A Mathematical Model of Human Dynamic Locomotion: Theoretical Bases of the Model

  • M. M. Vieten
  • C. Larkins
Keywords: mathematical model, support phase mechanism


The most current models of dynamic locomotion involve the use of a simple or damped spring-mass system (McMahon and Green, 1979 and Blickhan, 1989). Each of these models uses rather simple approximations (point-like mass, and massless spring) of the complex human anatomy. They use the dynamic variables but neglect the control process completely. These models do not describe a realistic behavior of the system at some instant in time. For example, previous models have kept the system stiffness k, as a constant during the support phase. In reality, however, a complicated process depending on anatomy, posture, and muscle control gives rise to a wide variation in system stiffness as the takeoff leg moves over the support foot. Therefore, the problem faced in developing an analytical approach for coaching is to develop a mathematical model that accurately describes support phase mechanisms.

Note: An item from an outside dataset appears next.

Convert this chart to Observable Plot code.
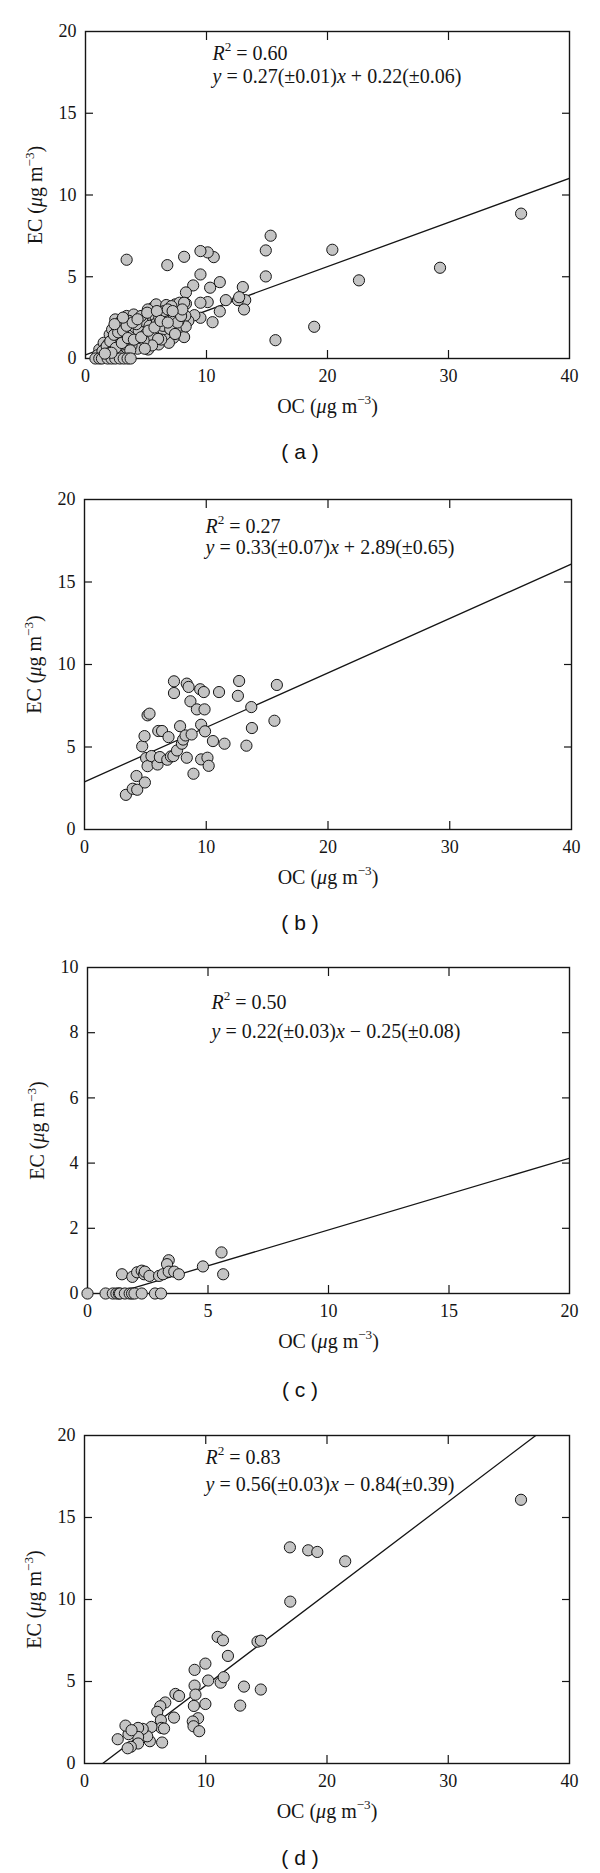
<!DOCTYPE html>
<html><head><meta charset="utf-8">
<script src="https://cdn.jsdelivr.net/npm/d3@7"></script>
<script src="https://cdn.jsdelivr.net/npm/@observablehq/plot@0.6"></script>
<style>
body{margin:0;background:#fff;}
.panel{position:relative;width:600px;height:468px;overflow:visible;}
.panel svg{position:absolute;left:0;top:0;}
.cap{position:absolute;left:0;width:600px;text-align:center;font-family:"Liberation Sans",Arial,sans-serif;font-size:21px;line-height:24px;color:#111;}
</style></head><body><div id="root"></div>
<script>
// ---------- data ----------
const ocA = [36.0,29.3,22.6,20.4,18.9,15.7,15.3,14.9,14.9,13.0,13.2,13.1,12.6,11.6,11.1,11.1,10.3,10.6,10.1,9.5,9.5,10.1,10.5,9.5,9.5,8.9,8.15,8.3,6.76,3.4,8.3,8.15,9.0,8.5,12.7,
  1.14,1.83,1.5,2.0,2.2,2.46,3.03,3.4,3.98,4.45,4.99,5.37,5.56,5.84,6.2,6.67,6.9,7.42,7.77,8.15,8.25,8.28,7.46,7.27,6.89,6.57,6.04,5.4,5.18,4.52,3.67,3.03,2.78,2.4,2.15,2.46,2.84,3.25,3.73,4.04,4.2,4.74,4.83,5.62,5.94,6.26,6.41,7.05,7.68,7.84,7.36,5.78,5.15,4.74,4.36,3.35,2.62,5.3,6.26,6.9,
  1.3,1.6,1.9,2.3,2.6,2.9,3.2,3.5,3.8,4.1,4.4,4.7,5.0,5.3,5.6,5.9,6.1,6.4,6.7,7.0,7.3,7.6,7.9,8.0,6.0,5.5,4.8,4.3,3.8,3.3,2.8,2.2,1.7,2.6,3.0,3.6,4.2,4.6,5.1,6.5,7.1,3.2,2.8,1.0,5.9,6.8,7.4,
  1.4,1.75,2.05,2.35,2.7,3.1,3.4,3.9,4.3,2.0,2.5,3.0,3.5,4.0,4.6,5.2,5.7,6.2,6.8,7.2,3.7,4.9,2.4,3.1,
  0.82,1.14,1.36,1.83,2.15,2.46,2.84,3.16,3.48,3.73,2.15,1.6];
const ecA = [8.86,5.55,4.78,6.65,1.94,1.12,7.51,6.61,5.02,4.37,3.57,3.0,3.57,3.57,4.67,2.88,4.33,6.2,6.49,6.57,5.14,3.45,2.22,3.41,2.49,4.47,6.22,4.04,5.71,6.04,3.35,1.31,2.65,2.3,3.75,
  0.55,0.65,0.96,1.47,1.78,2.39,2.39,2.6,2.69,2.29,2.18,2.6,3.1,3.31,2.8,3.27,2.9,3.31,3.41,3.41,2.61,1.96,1.78,1.27,0.96,1.47,0.86,1.67,0.55,1.47,1.16,0.86,0.55,0.45,0.86,1.16,1.57,1.88,2.08,1.67,0.96,0.86,1.98,2.08,1.67,2.18,1.78,2.29,2.29,2.8,2.59,2.59,3.0,2.59,1.27,1.47,1.78,1.27,1.16,1.9,
  0.3,0.6,0.9,1.2,1.0,1.3,1.1,1.6,1.4,1.9,1.7,2.3,1.5,2.0,1.3,2.2,2.5,2.0,2.5,1.8,2.6,2.2,2.6,3.0,1.2,0.8,1.1,0.6,0.8,0.6,0.9,0.6,0.3,1.9,2.0,2.3,2.1,2.6,2.8,2.9,3.2,0.2,0.15,0.2,2.9,3.0,1.5,
  0.45,0.75,1.05,1.45,1.6,1.7,2.0,2.2,2.4,0.35,0.65,0.95,1.25,1.15,1.3,1.7,1.9,2.3,2.2,2.9,0.5,0.6,2.1,2.5,
  0,0,0,0,0,0,0,0,0,0,0.35,0.3];

const ocB = [3.4,3.96,4.33,4.27,4.96,4.74,4.93,5.06,5.18,5.18,5.34,5.5,6.0,6.06,6.19,6.37,6.8,6.9,7.1,7.35,7.35,7.3,7.6,7.85,8.0,8.1,8.3,8.4,8.55,8.7,8.4,8.8,8.95,9.23,9.5,9.8,9.86,9.58,9.9,9.58,10.1,10.2,10.55,11.05,11.5,12.6,12.7,13.3,13.7,13.75,15.6,15.8];
const ecB = [2.1,2.47,2.41,3.24,2.85,5.04,5.66,4.33,3.84,6.92,7.02,4.45,3.94,5.97,4.39,5.97,4.23,5.6,4.43,8.98,8.27,4.45,4.79,6.26,5.2,5.45,5.7,8.84,8.64,7.77,4.35,5.76,3.38,7.28,8.5,8.33,7.28,6.35,5.95,4.25,4.35,3.86,5.36,8.33,5.2,8.1,9.0,5.08,7.42,6.15,6.59,8.76];

const ocC = [0,0.75,1.05,1.2,1.3,1.35,1.55,1.75,1.85,1.95,2.25,2.8,3.05,1.43,1.86,2.06,2.25,2.35,2.38,2.57,2.97,3.13,3.37,3.3,3.37,3.6,3.79,4.79,5.56,5.63];
const ecC = [0,0,0,0,0,0,0,0,0,0,0,0,0,0.59,0.51,0.65,0.7,0.59,0.67,0.54,0.54,0.59,1.02,0.9,0.67,0.67,0.59,0.83,1.26,0.59];

const ocD = [36.0,16.94,18.45,19.2,21.5,16.97,10.98,11.42,11.83,14.27,14.55,9.97,9.08,10.2,11.23,11.48,9.08,13.15,14.54,9.15,7.5,7.8,9.02,9.97,12.84,9.37,8.93,8.99,9.46,7.38,6.66,6.25,6.0,6.3,6.34,6.56,6.4,5.52,5.39,5.17,4.8,4.42,4.42,4.42,3.82,3.56,3.63,3.38,2.74,3.88];
const ecD = [16.08,13.18,13.0,12.9,12.33,9.87,7.72,7.51,6.56,7.43,7.49,6.09,5.71,5.06,4.93,5.26,4.75,4.69,4.51,4.2,4.24,4.12,3.51,3.63,3.53,2.76,2.56,2.27,1.97,2.8,3.72,3.49,3.15,2.64,2.17,2.13,1.28,2.23,1.36,1.66,2.11,2.17,1.62,1.22,1.02,0.93,1.79,2.31,1.48,2.03];

const xTicks40 = [0,10,20,30,40];
const yTicks20 = [0,5,10,15,20];
const xTicks20 = [0,5,10,15,20];
const yTicks10 = [0,2,4,6,8,10];

const panelLetters = ["a","b","c","d"];
const r2Values = ["0.60","0.27","0.50","0.83"];
const slopes = [0.27,0.33,0.22,0.56];
const slopeErr = ["0.01","0.07","0.03","0.03"];
const intercepts = [0.22,2.89,-0.25,-0.84];
const interceptErr = ["0.06","0.65","0.08","0.39"];
const xTitle = "OC (μg m−3)";
const yTitle = "EC (μg m−3)";

// ---------- layout (pixels) ----------
const layout = [
  {left:85, right:569, top:31, bottom:358, annDx:127, annDy:[28,51], cap:452},
  {left:84, right:571, top:31, bottom:361, annDx:121, annDy:[33,54], cap:455},
  {left:87, right:569, top:31, bottom:357, annDx:124, annDy:[41,70], cap:454},
  {left:84, right:569, top:31, bottom:359, annDx:121, annDy:[28,55], cap:454}
];
const series = [
  {oc: ocA, ec: ecA, xt: xTicks40, yt: yTicks20},
  {oc: ocB, ec: ecB, xt: xTicks40, yt: yTicks20},
  {oc: ocC, ec: ecC, xt: xTicks20, yt: yTicks10},
  {oc: ocD, ec: ecD, xt: xTicks40, yt: yTicks20}
];

const SVGNS = "http://www.w3.org/2000/svg";
function rich(el, parts, fs) {
  while (el.firstChild) el.removeChild(el.firstChild);
  let shift = 0;
  for (const p of parts) {
    const t = document.createElementNS(SVGNS, "tspan");
    if (p.i) t.setAttribute("font-style", "italic");
    if (p.sup) {
      t.setAttribute("font-size", (fs * 0.66).toFixed(1));
      t.setAttribute("dy", (-fs * 0.42).toFixed(1));
      shift = fs * 0.42;
    } else if (shift) {
      t.setAttribute("dy", shift.toFixed(1));
      shift = 0;
    }
    t.textContent = p.t;
    el.appendChild(t);
  }
}
function unitParts(prefix) {
  return [{t: prefix + " ("}, {t: "μ", i: 1}, {t: "g m"}, {t: "−3", sup: 1}, {t: ")"}];
}

const root = document.getElementById("root");
const SERIF = "'Liberation Serif','Times New Roman',serif";
const INK = "#151515";
const ANN = 20;

series.forEach((s, k) => {
  const L = layout[k];
  const H = 430;
  const pts = s.oc.map((x, i) => ({oc: x, ec: s.ec[i]}));
  const xMax = s.xt[s.xt.length - 1], yMax = s.yt[s.yt.length - 1];
  const fit = [0, xMax].map(x => ({oc: x, ec: slopes[k] * x + intercepts[k]}));
  const inner = s.xt.slice(1, -1), innerY = s.yt.slice(1, -1);
  const sign = intercepts[k] < 0 ? "−" : "+";
  const slopeStr = slopes[k].toFixed(2) + "(±" + slopeErr[k] + ")";
  const intStr = Math.abs(intercepts[k]).toFixed(2) + "(±" + interceptErr[k] + ")";
  const eqStr = "y = " + slopeStr + "x " + sign + " " + intStr;
  const r2Str = "R2 = " + r2Values[k];

  const svg = Plot.plot({
    width: 600, height: H,
    marginLeft: L.left, marginRight: 600 - L.right, marginTop: L.top, marginBottom: H - L.bottom,
    style: {fontFamily: SERIF, fontSize: "18px", color: INK, background: "white", overflow: "visible"},
    x: {domain: [0, xMax], axis: null},
    y: {domain: [0, yMax], axis: null},
    marks: [
      Plot.frame({stroke: INK, strokeWidth: 1.4}),
      // inward ticks on all four sides
      Plot.axisX(inner, {anchor: "bottom", tickSize: 8, dy: -8, fill: "none", stroke: INK, strokeWidth: 1.2}),
      Plot.axisX(inner, {anchor: "top", tickSize: 8, dy: 8, fill: "none", stroke: INK, strokeWidth: 1.2}),
      Plot.axisY(innerY, {anchor: "left", tickSize: 8, dx: 8, fill: "none", stroke: INK, strokeWidth: 1.2}),
      Plot.axisY(innerY, {anchor: "right", tickSize: 8, dx: -8, fill: "none", stroke: INK, strokeWidth: 1.2}),
      // tick labels
      Plot.axisX(s.xt, {anchor: "bottom", tickSize: 0, tickPadding: 11, label: null, fill: INK, fontSize: 18}),
      Plot.axisY(s.yt, {anchor: "left", tickSize: 0, tickPadding: 9, label: null, fill: INK, fontSize: 18}),
      // regression line
      Plot.line(fit, {x: "oc", y: "ec", stroke: INK, strokeWidth: 1.3, clip: true}),
      // points
      Plot.dot(pts, {x: "oc", y: "ec", r: 5.6, fill: "#c4c4c4", stroke: INK, strokeWidth: 1}),
      // annotations
      Plot.text([r2Str], {frameAnchor: "top-left", dx: L.annDx, dy: L.annDy[0], text: d => d, textAnchor: "start", lineAnchor: "bottom", fontSize: ANN, fill: INK}),
      Plot.text([eqStr], {frameAnchor: "top-left", dx: L.annDx, dy: L.annDy[1], text: d => d, textAnchor: "start", lineAnchor: "bottom", fontSize: ANN, fill: INK}),
      // axis titles
      Plot.text([xTitle], {frameAnchor: "bottom", dy: 54, text: d => d, textAnchor: "middle", lineAnchor: "bottom", fontSize: 20, fill: INK}),
      Plot.text([yTitle], {frameAnchor: "left", dx: -50, rotate: -90, text: d => d, textAnchor: "middle", lineAnchor: "middle", fontSize: 20, fill: INK})
    ]
  });

  // rich text (italics & superscripts), matched by content
  d3.select(svg).selectAll("text").each(function() {
    const c = this.textContent;
    if (c === r2Str) rich(this, [{t: "R", i: 1}, {t: "2", sup: 1}, {t: " = " + r2Values[k]}], ANN);
    else if (c === eqStr) rich(this, [{t: "y", i: 1}, {t: " = " + slopeStr}, {t: "x", i: 1}, {t: " " + sign + " " + intStr}], ANN);
    else if (c === xTitle) rich(this, unitParts("OC"), 20);
    else if (c === yTitle) rich(this, unitParts("EC"), 20);
  });

  const panel = document.createElement("div");
  panel.className = "panel";
  panel.appendChild(svg);
  const cap = document.createElement("div");
  cap.className = "cap";
  cap.style.top = (L.cap - 12) + "px";
  cap.textContent = "( " + panelLetters[k] + " )";
  panel.appendChild(cap);
  root.appendChild(panel);
});
</script></body></html>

The purpose of this study is to create a mathematical model that reflects all features that determine jump distance. In order to create a more realistic model, it has been necessary to derive equations of motion in a spring-mass system with stiffness k, as a function of time and posture. System stiffness k(t) was calculated from jump data collected using a Bertec force plate. Jump data was also used to test the accuracy of the model by comparing calculations to measurements of a 3D Motion Analysis System. The input parameters used for our model were the touchdown angle, the velocity at touchdown, the mass of the subject, the leg and foot length, and the system stiffness kW. We found the actual jump distance and the calculated distance in agreement. Also the calculated coordinates and velocities as functions of time match the measured data. The very first tests suggest a relative deviation of less than 5%. This refined model is more accurate than previous models of dynamic locomotion. It contains all the features necessary to accurately predict flight distance as a function of initial value parameters and support phase parameters. This model now becomes a tool for coaches to design individual performance in a heuristic manner.